** BEGIN **

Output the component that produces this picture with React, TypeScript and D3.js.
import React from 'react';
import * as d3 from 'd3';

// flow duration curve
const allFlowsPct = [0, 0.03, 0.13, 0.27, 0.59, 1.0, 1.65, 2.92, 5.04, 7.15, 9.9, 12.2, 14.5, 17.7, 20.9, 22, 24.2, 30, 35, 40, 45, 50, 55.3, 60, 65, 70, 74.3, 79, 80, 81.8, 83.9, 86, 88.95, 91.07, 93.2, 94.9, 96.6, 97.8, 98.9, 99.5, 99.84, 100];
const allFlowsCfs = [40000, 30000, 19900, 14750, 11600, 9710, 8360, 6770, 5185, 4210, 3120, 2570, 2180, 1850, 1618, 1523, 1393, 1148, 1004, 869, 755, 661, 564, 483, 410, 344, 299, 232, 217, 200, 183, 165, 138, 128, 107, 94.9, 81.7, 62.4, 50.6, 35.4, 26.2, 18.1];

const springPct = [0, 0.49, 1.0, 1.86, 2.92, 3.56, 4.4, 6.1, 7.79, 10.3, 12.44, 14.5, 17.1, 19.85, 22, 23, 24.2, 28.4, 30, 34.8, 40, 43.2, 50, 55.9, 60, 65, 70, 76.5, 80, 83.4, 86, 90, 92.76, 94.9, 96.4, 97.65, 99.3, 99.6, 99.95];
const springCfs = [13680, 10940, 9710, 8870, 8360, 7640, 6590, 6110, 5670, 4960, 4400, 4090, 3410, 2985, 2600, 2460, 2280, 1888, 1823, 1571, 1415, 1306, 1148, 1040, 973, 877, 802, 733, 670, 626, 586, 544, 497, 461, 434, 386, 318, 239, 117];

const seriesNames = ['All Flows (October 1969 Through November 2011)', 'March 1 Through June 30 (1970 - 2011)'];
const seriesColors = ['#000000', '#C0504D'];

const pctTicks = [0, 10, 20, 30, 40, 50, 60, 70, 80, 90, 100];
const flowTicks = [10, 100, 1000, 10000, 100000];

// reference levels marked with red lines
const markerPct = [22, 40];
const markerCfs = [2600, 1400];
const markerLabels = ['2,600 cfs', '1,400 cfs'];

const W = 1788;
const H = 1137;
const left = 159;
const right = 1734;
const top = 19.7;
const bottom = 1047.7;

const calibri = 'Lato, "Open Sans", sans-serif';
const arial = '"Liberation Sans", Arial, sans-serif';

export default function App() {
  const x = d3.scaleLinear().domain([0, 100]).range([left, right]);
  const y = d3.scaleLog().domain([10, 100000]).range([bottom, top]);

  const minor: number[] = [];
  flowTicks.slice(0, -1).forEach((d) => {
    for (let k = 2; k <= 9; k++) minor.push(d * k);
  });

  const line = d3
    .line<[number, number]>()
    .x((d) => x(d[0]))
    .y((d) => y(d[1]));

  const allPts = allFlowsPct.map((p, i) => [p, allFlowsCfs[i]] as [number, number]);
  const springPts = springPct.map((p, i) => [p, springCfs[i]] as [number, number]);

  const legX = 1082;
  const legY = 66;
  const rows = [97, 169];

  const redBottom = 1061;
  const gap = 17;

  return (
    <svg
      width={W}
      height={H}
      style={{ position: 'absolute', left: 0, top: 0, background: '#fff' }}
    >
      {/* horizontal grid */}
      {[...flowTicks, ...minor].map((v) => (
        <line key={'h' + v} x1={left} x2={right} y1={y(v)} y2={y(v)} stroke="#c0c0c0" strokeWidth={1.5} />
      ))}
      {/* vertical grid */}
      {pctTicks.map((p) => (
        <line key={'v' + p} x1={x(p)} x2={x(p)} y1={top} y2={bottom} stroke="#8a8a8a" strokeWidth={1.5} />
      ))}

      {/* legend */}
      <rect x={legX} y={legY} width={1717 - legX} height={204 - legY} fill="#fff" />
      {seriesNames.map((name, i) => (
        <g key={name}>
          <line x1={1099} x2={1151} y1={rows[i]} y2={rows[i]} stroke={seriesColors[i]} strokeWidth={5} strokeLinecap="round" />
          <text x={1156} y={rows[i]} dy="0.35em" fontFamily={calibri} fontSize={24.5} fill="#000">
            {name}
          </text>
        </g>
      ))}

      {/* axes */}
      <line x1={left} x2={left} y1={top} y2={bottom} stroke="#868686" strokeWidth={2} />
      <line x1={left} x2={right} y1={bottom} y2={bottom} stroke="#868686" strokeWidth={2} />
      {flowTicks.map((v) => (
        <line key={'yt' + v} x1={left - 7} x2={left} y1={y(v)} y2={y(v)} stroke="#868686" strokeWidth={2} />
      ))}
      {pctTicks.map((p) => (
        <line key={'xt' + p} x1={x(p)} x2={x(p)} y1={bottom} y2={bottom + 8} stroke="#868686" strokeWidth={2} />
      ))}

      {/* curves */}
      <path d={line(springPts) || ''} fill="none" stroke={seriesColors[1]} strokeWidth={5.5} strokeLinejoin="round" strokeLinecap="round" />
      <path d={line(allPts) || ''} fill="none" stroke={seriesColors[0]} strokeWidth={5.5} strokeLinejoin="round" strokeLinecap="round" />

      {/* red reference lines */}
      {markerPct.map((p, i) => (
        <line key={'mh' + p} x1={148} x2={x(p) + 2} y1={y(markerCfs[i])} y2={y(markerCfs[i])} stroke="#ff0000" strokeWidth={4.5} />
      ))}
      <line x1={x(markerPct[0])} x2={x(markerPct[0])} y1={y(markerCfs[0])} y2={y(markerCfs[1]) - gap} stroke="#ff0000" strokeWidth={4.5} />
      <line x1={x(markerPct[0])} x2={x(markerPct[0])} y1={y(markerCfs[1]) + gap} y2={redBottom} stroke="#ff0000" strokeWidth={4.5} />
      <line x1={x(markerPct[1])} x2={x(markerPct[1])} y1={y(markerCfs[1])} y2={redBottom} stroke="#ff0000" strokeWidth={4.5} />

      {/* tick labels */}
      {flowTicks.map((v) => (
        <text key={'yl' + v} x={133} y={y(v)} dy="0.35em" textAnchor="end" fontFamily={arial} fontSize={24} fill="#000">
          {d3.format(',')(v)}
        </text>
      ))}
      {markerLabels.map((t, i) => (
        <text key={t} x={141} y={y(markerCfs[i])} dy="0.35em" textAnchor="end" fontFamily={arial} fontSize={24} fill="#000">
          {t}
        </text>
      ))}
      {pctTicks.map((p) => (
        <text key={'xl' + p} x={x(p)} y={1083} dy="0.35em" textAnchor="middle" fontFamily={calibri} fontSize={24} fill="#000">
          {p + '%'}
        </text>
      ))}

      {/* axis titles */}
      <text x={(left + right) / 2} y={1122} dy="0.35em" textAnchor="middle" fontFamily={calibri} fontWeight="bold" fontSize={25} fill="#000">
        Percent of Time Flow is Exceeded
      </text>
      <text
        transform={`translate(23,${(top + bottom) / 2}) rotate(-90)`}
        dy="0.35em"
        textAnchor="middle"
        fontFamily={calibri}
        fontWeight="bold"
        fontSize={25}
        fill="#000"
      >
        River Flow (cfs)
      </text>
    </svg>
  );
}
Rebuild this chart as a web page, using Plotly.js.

** END **

» **EXERCISE TASK**
Retype all of the data shown above, word for word.

» **RESULT OF THE TASK**
Output the component that produces this picture with React, TypeScript and D3.js.
import React from 'react';
import * as d3 from 'd3';

// flow duration curve
const allFlowsPct = [0, 0.03, 0.13, 0.27, 0.59, 1.0, 1.65, 2.92, 5.04, 7.15, 9.9, 12.2, 14.5, 17.7, 20.9, 22, 24.2, 30, 35, 40, 45, 50, 55.3, 60, 65, 70, 74.3, 79, 80, 81.8, 83.9, 86, 88.95, 91.07, 93.2, 94.9, 96.6, 97.8, 98.9, 99.5, 99.84, 100];
const allFlowsCfs = [40000, 30000, 19900, 14750, 11600, 9710, 8360, 6770, 5185, 4210, 3120, 2570, 2180, 1850, 1618, 1523, 1393, 1148, 1004, 869, 755, 661, 564, 483, 410, 344, 299, 232, 217, 200, 183, 165, 138, 128, 107, 94.9, 81.7, 62.4, 50.6, 35.4, 26.2, 18.1];

const springPct = [0, 0.49, 1.0, 1.86, 2.92, 3.56, 4.4, 6.1, 7.79, 10.3, 12.44, 14.5, 17.1, 19.85, 22, 23, 24.2, 28.4, 30, 34.8, 40, 43.2, 50, 55.9, 60, 65, 70, 76.5, 80, 83.4, 86, 90, 92.76, 94.9, 96.4, 97.65, 99.3, 99.6, 99.95];
const springCfs = [13680, 10940, 9710, 8870, 8360, 7640, 6590, 6110, 5670, 4960, 4400, 4090, 3410, 2985, 2600, 2460, 2280, 1888, 1823, 1571, 1415, 1306, 1148, 1040, 973, 877, 802, 733, 670, 626, 586, 544, 497, 461, 434, 386, 318, 239, 117];

const seriesNames = ['All Flows (October 1969 Through November 2011)', 'March 1 Through June 30 (1970 - 2011)'];
const seriesColors = ['#000000', '#C0504D'];

const pctTicks = [0, 10, 20, 30, 40, 50, 60, 70, 80, 90, 100];
const flowTicks = [10, 100, 1000, 10000, 100000];

// reference levels marked with red lines
const markerPct = [22, 40];
const markerCfs = [2600, 1400];
const markerLabels = ['2,600 cfs', '1,400 cfs'];

const W = 1788;
const H = 1137;
const left = 159;
const right = 1734;
const top = 19.7;
const bottom = 1047.7;

const calibri = 'Lato, "Open Sans", sans-serif';
const arial = '"Liberation Sans", Arial, sans-serif';

export default function App() {
  const x = d3.scaleLinear().domain([0, 100]).range([left, right]);
  const y = d3.scaleLog().domain([10, 100000]).range([bottom, top]);

  const minor: number[] = [];
  flowTicks.slice(0, -1).forEach((d) => {
    for (let k = 2; k <= 9; k++) minor.push(d * k);
  });

  const line = d3
    .line<[number, number]>()
    .x((d) => x(d[0]))
    .y((d) => y(d[1]));

  const allPts = allFlowsPct.map((p, i) => [p, allFlowsCfs[i]] as [number, number]);
  const springPts = springPct.map((p, i) => [p, springCfs[i]] as [number, number]);

  const legX = 1082;
  const legY = 66;
  const rows = [97, 169];

  const redBottom = 1061;
  const gap = 17;

  return (
    <svg
      width={W}
      height={H}
      style={{ position: 'absolute', left: 0, top: 0, background: '#fff' }}
    >
      {/* horizontal grid */}
      {[...flowTicks, ...minor].map((v) => (
        <line key={'h' + v} x1={left} x2={right} y1={y(v)} y2={y(v)} stroke="#c0c0c0" strokeWidth={1.5} />
      ))}
      {/* vertical grid */}
      {pctTicks.map((p) => (
        <line key={'v' + p} x1={x(p)} x2={x(p)} y1={top} y2={bottom} stroke="#8a8a8a" strokeWidth={1.5} />
      ))}

      {/* legend */}
      <rect x={legX} y={legY} width={1717 - legX} height={204 - legY} fill="#fff" />
      {seriesNames.map((name, i) => (
        <g key={name}>
          <line x1={1099} x2={1151} y1={rows[i]} y2={rows[i]} stroke={seriesColors[i]} strokeWidth={5} strokeLinecap="round" />
          <text x={1156} y={rows[i]} dy="0.35em" fontFamily={calibri} fontSize={24.5} fill="#000">
            {name}
          </text>
        </g>
      ))}

      {/* axes */}
      <line x1={left} x2={left} y1={top} y2={bottom} stroke="#868686" strokeWidth={2} />
      <line x1={left} x2={right} y1={bottom} y2={bottom} stroke="#868686" strokeWidth={2} />
      {flowTicks.map((v) => (
        <line key={'yt' + v} x1={left - 7} x2={left} y1={y(v)} y2={y(v)} stroke="#868686" strokeWidth={2} />
      ))}
      {pctTicks.map((p) => (
        <line key={'xt' + p} x1={x(p)} x2={x(p)} y1={bottom} y2={bottom + 8} stroke="#868686" strokeWidth={2} />
      ))}

      {/* curves */}
      <path d={line(springPts) || ''} fill="none" stroke={seriesColors[1]} strokeWidth={5.5} strokeLinejoin="round" strokeLinecap="round" />
      <path d={line(allPts) || ''} fill="none" stroke={seriesColors[0]} strokeWidth={5.5} strokeLinejoin="round" strokeLinecap="round" />

      {/* red reference lines */}
      {markerPct.map((p, i) => (
        <line key={'mh' + p} x1={148} x2={x(p) + 2} y1={y(markerCfs[i])} y2={y(markerCfs[i])} stroke="#ff0000" strokeWidth={4.5} />
      ))}
      <line x1={x(markerPct[0])} x2={x(markerPct[0])} y1={y(markerCfs[0])} y2={y(markerCfs[1]) - gap} stroke="#ff0000" strokeWidth={4.5} />
      <line x1={x(markerPct[0])} x2={x(markerPct[0])} y1={y(markerCfs[1]) + gap} y2={redBottom} stroke="#ff0000" strokeWidth={4.5} />
      <line x1={x(markerPct[1])} x2={x(markerPct[1])} y1={y(markerCfs[1])} y2={redBottom} stroke="#ff0000" strokeWidth={4.5} />

      {/* tick labels */}
      {flowTicks.map((v) => (
        <text key={'yl' + v} x={133} y={y(v)} dy="0.35em" textAnchor="end" fontFamily={arial} fontSize={24} fill="#000">
          {d3.format(',')(v)}
        </text>
      ))}
      {markerLabels.map((t, i) => (
        <text key={t} x={141} y={y(markerCfs[i])} dy="0.35em" textAnchor="end" fontFamily={arial} fontSize={24} fill="#000">
          {t}
        </text>
      ))}
      {pctTicks.map((p) => (
        <text key={'xl' + p} x={x(p)} y={1083} dy="0.35em" textAnchor="middle" fontFamily={calibri} fontSize={24} fill="#000">
          {p + '%'}
        </text>
      ))}

      {/* axis titles */}
      <text x={(left + right) / 2} y={1122} dy="0.35em" textAnchor="middle" fontFamily={calibri} fontWeight="bold" fontSize={25} fill="#000">
        Percent of Time Flow is Exceeded
      </text>
      <text
        transform={`translate(23,${(top + bottom) / 2}) rotate(-90)`}
        dy="0.35em"
        textAnchor="middle"
        fontFamily={calibri}
        fontWeight="bold"
        fontSize={25}
        fill="#000"
      >
        River Flow (cfs)
      </text>
    </svg>
  );
}
Rebuild this chart as a web page, using Plotly.js.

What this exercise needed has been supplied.